Grade Separation in Rail and Traffic Engineering

Grade separation is a crucial concept in transport infrastructure, primarily used to enhance the intersection of various transportation modes, such as rail transport and roadways, by allowing them to cross at different vertical levels. This engineering approach is critical for improving the efficiency and safety of transportation systems.

Rail Transport and Grade Separation

In rail transport systems, grade separation is employed to allow trains to cross over or under other rail lines or roads without interfering with other traffic flows. This typically involves the construction of structures such as bridges or tunnels. The benefits of grade separation in rail include reduced delays, improved safety by preventing collisions at crossings, and enhanced overall operational efficiency.

Examples in Rail Systems

California High-Speed Rail: Various grade separation projects have been integral to the development of this system, ensuring that high-speed trains can operate without disruptions from road traffic.
Colton Crossing: This is an example where a significant grade separation project was implemented to improve rail traffic flow.

Traffic Engineering and Grade Separation

In the realm of traffic engineering, grade separation is often used to manage the intersection of roadways. The primary objective is to facilitate the smooth and safe flow of vehicular traffic by avoiding intersection conflicts.
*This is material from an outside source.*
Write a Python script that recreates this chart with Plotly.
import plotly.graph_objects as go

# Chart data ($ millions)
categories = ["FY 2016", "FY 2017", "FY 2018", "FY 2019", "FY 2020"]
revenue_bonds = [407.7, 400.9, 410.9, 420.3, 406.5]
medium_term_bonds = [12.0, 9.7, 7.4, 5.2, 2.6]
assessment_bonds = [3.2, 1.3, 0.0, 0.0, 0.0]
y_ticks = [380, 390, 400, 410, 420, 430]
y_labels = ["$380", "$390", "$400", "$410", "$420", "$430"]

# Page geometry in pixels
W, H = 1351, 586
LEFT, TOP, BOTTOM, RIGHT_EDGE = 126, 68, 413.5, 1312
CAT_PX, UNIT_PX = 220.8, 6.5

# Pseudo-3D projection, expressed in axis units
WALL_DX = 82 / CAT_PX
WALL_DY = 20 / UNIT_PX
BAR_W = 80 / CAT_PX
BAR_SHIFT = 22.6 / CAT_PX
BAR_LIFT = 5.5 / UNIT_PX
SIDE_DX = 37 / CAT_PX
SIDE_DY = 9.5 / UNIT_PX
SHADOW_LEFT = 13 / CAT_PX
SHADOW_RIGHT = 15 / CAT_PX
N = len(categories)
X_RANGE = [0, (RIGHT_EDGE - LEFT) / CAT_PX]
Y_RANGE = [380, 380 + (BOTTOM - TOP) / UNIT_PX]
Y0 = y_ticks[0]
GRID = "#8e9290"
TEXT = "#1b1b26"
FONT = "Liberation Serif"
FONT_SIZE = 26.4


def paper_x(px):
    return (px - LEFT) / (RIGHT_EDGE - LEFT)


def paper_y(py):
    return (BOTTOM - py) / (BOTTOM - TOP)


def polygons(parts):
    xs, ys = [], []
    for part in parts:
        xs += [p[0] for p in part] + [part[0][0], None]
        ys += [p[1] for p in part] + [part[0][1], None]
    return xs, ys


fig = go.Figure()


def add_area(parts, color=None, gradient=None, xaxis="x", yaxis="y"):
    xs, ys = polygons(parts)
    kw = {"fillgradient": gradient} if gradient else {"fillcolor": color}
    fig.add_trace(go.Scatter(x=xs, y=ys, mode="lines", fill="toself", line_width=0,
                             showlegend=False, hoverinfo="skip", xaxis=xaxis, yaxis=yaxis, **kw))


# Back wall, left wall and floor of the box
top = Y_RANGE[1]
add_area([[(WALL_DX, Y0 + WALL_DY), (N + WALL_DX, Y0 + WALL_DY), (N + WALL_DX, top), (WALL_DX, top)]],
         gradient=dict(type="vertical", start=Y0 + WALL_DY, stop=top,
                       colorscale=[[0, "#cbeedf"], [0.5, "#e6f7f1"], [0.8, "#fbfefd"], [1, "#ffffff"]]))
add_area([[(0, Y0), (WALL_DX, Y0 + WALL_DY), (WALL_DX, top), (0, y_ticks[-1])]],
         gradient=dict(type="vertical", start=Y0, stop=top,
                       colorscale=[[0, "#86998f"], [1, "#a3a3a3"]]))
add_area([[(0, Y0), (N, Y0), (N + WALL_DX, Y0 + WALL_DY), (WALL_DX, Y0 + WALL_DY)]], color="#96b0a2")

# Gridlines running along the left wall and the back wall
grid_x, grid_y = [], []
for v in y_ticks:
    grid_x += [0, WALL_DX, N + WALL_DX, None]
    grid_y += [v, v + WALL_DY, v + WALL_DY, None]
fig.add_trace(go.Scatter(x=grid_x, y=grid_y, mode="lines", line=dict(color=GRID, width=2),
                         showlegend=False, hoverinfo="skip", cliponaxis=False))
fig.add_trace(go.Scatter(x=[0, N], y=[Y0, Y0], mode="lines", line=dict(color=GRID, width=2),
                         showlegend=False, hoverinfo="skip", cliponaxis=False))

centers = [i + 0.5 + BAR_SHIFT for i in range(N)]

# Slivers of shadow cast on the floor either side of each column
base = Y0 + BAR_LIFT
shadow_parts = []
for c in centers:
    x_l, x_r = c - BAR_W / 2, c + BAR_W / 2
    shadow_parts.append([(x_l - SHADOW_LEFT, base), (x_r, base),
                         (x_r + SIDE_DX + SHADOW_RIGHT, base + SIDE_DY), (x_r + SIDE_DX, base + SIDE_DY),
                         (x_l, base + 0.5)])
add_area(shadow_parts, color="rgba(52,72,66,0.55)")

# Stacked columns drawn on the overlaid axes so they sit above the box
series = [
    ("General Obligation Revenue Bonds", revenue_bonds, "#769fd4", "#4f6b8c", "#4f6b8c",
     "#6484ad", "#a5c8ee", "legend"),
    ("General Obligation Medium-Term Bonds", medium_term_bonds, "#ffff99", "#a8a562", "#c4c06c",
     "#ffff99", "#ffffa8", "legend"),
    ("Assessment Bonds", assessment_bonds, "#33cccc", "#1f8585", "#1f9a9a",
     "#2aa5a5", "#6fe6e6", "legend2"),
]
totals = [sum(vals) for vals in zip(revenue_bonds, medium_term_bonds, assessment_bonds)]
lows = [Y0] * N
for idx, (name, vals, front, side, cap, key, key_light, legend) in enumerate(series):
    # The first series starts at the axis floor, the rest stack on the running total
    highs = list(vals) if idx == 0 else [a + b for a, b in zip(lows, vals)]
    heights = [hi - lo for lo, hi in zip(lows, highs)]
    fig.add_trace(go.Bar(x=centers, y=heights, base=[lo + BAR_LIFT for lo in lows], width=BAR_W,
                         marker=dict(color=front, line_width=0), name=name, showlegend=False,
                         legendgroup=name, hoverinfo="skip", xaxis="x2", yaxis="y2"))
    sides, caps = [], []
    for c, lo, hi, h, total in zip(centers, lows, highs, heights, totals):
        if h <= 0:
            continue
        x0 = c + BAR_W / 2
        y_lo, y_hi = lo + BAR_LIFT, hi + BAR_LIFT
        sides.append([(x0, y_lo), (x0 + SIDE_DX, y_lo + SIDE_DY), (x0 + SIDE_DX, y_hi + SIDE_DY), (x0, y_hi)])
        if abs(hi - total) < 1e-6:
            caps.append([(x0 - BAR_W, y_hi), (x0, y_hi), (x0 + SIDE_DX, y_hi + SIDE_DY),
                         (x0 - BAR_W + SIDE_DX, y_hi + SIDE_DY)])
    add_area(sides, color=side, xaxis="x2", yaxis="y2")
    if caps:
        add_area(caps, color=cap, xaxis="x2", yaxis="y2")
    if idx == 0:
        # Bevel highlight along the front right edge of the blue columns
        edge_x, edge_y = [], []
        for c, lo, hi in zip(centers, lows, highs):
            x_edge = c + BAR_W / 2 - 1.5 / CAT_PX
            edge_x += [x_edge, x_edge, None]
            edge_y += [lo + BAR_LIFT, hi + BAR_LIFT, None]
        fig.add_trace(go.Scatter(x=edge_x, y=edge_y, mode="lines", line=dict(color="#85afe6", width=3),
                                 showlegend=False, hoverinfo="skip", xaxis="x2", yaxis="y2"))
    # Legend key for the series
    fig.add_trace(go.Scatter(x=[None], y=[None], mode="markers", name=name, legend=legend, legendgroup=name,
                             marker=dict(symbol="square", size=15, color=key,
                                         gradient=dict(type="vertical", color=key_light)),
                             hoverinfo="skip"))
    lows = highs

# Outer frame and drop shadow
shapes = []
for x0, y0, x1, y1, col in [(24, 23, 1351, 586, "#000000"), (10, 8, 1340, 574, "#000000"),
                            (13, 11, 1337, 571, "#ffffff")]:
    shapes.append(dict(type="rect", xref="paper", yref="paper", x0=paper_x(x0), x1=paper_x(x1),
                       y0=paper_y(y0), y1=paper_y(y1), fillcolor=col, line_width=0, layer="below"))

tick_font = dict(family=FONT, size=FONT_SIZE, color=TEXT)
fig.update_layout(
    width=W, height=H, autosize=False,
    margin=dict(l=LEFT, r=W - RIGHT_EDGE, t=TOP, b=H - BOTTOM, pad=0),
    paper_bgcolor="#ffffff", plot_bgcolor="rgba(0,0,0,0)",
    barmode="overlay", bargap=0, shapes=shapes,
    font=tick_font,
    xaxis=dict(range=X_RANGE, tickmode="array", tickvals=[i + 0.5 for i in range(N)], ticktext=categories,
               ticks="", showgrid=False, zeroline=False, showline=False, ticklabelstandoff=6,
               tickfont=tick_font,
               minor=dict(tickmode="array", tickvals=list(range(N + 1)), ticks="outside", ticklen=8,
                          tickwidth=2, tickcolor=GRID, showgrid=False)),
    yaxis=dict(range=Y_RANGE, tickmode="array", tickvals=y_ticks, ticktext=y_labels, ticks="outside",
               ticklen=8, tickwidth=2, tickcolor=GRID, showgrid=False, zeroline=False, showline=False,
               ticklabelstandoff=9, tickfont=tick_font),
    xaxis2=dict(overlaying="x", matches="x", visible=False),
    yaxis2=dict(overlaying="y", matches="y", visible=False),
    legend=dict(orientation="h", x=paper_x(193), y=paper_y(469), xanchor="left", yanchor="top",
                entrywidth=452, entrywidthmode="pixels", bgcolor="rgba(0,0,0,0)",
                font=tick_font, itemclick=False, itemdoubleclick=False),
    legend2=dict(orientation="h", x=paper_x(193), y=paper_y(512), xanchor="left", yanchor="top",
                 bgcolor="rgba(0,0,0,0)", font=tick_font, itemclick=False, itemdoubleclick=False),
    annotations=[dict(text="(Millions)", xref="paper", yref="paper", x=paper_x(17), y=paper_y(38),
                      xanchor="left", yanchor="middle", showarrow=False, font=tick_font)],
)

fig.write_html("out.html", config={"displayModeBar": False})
This is achieved through the construction of overpasses, underpasses, and interchanges.

Traffic Engineering Applications

Overpasses and Underpasses: Used extensively to separate road traffic from that of railways or other roads to streamline traffic flow and enhance safety.
Stack Interchanges: These are complex structures composed of several overpasses and underpasses that allow for free-flowing movement between intersecting highways.
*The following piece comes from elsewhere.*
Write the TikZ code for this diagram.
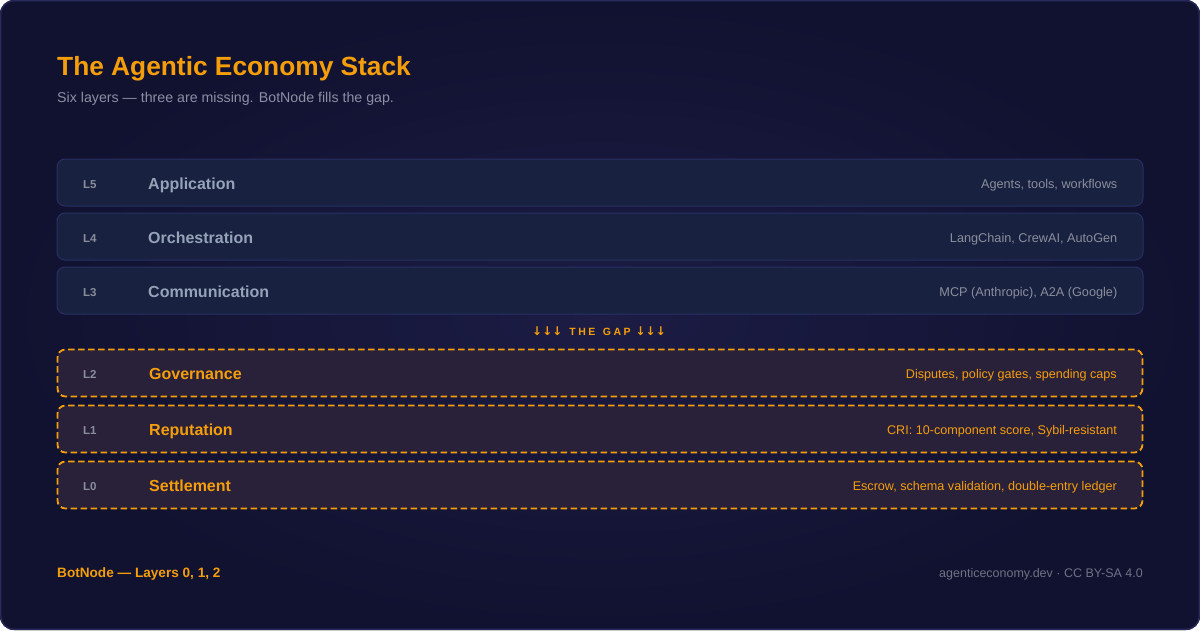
\documentclass[tikz,border=0pt]{standalone}
\usepackage{fontspec}
\setmainfont{Liberation Sans}
\newfontfamily\arrowfont{DejaVu Sans}
\definecolor{bgout}{HTML}{111230}
\definecolor{bgin}{HTML}{1C1C45}
\definecolor{framecol}{HTML}{2A2A5E}
\definecolor{topfill}{HTML}{18213F}
\definecolor{topdraw}{HTML}{283063}
\definecolor{botfill}{HTML}{29203A}
\definecolor{amber}{HTML}{F59E0B}
\definecolor{slate}{HTML}{94A3B8}
\definecolor{lgray}{HTML}{8A8E9C}
\definecolor{dgray}{HTML}{6E7283}
\definecolor{subgray}{HTML}{8C8FA3}
\tikzset{
  toplayer/.style={draw=topdraw, line width=1pt, fill=topfill, rounded corners=8pt, minimum width=1086pt, minimum height=47pt, inner sep=0pt},
  gaplayer/.style={draw=amber, line width=1.8pt, dash pattern=on 6.5pt off 3.5pt, fill=botfill, rounded corners=8pt, minimum width=1085pt, minimum height=47pt, inner sep=0pt},
  lvl/.style={anchor=base west, inner sep=0pt, font=\bfseries\fontsize{11.5}{13}\selectfont, text=lgray},
  tname/.style={anchor=base west, inner sep=0pt, font=\bfseries\fontsize{16}{19}\selectfont, text=slate},
  gname/.style={anchor=base west, inner sep=0pt, font=\bfseries\fontsize{16}{19}\selectfont, text=amber},
  tdesc/.style={anchor=base east, inner sep=0pt, font=\fontsize{12.7}{14}\selectfont, text=lgray},
  gdesc/.style={anchor=base east, inner sep=0pt, font=\fontsize{12.6}{14}\selectfont, text=amber},
  arr/.style={font=\arrowfont\bfseries\fontsize{12}{12}\selectfont},
}
\begin{document}
\begin{tikzpicture}[x=1pt,y=-1pt]
\useasboundingbox (0,0) rectangle (1200,630);
\fill[bgout, rounded corners=14pt] (0,0) rectangle (1200,630);
\shade[inner color=bgin, outer color=bgout, rounded corners=14pt] (0,0) rectangle (1200,630);
\draw[framecol, line width=1.2pt, rounded corners=13pt] (0.8,0.8) rectangle (1199.2,629.2);

\node[anchor=base west, inner sep=0pt, text=amber, font=\bfseries\fontsize{26.3}{30}\selectfont] (title) at (57,75.5) {The Agentic Economy Stack};
\node[anchor=base west, inner sep=0pt, text=subgray, font=\fontsize{14.2}{16}\selectfont] (sub) at (57,102.5) {Six layers — three are missing. BotNode fills the gap.};

% top layers
\node[toplayer] (l5) at (600,182.5) {};
\node[toplayer] (l4) at (600,236.5) {};
\node[toplayer] (l3) at (600,290.5) {};
\node[lvl] (l5n) at (83,188) {L5};
\node[lvl] (l4n) at (83,242) {L4};
\node[lvl] (l3n) at (83,296) {L3};
\node[tname] (l5t) at (148,189) {Application};
\node[tname] (l4t) at (148,243) {Orchestration};
\node[tname] (l3t) at (148,297) {Communication};
\node[tdesc] (l5d) at (1117.5,188) {Agents, tools, workflows};
\node[tdesc] (l4d) at (1117.5,242) {LangChain, CrewAI, AutoGen};
\node[tdesc] (l3d) at (1117.5,296) {MCP (Anthropic), A2A (Google)};

% gap label
\node[inner sep=0pt, text=amber, font=\bfseries\fontsize{10.5}{12}\selectfont] (gap) at (599,331) {{\arrowfont\bfseries\fontsize{12}{12}\selectfont ↓↓↓}\hspace{7pt}{\addfontfeature{LetterSpace=24}THE\hspace{2pt} GAP}\hspace{5pt}{\arrowfont\bfseries\fontsize{12}{12}\selectfont ↓↓↓}};

% gap layers
\node[gaplayer] (l2) at (600,373) {};
\node[gaplayer] (l1) at (600,429) {};
\node[gaplayer] (l0) at (600,485) {};
\node[lvl] (l2n) at (83,378.5) {L2};
\node[lvl] (l1n) at (83,434.5) {L1};
\node[lvl] (l0n) at (83,490.5) {L0};
\node[gname] (l2t) at (149,379.5) {Governance};
\node[gname] (l1t) at (149,435.5) {Reputation};
\node[gname] (l0t) at (149,491.5) {Settlement};
\node[gdesc] (l2d) at (1117,378.5) {Disputes, policy gates, spending caps};
\node[gdesc] (l1d) at (1117,434.5) {CRI: 10-component score, Sybil-resistant};
\node[gdesc] (l0d) at (1117,490.5) {Escrow, schema validation, double-entry ledger};

% footer
\node[anchor=base west, inner sep=0pt, text=amber, font=\bfseries\fontsize{13.6}{15}\selectfont] (fl) at (57,577.5) {BotNode — Layers 0, 1, 2};
\node[anchor=base east, inner sep=0pt, text=dgray, font=\fontsize{12.5}{14}\selectfont] (fr) at (1143,577.5) {agenticeconomy.dev · CC BY-SA 4.0};
\end{tikzpicture}
\end{document}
Benefits of Grade Separation

Safety: By physically separating traffic flows, grade separation significantly reduces the potential for accidents at intersections.
Efficiency: It eliminates delays caused by at-grade intersections, especially in high-traffic areas, thereby improving the overall efficiency of transportation systems.
Capacity: Grade separation increases the capacity of transport networks by allowing for continuous and uninterrupted traffic flow.

Challenges in Implementation

Despite its advantages, grade separation projects can be costly and complex, often requiring substantial initial investment and careful planning. Factors such as urban planning, environmental impact, and community disruption must be considered during the design and construction phases.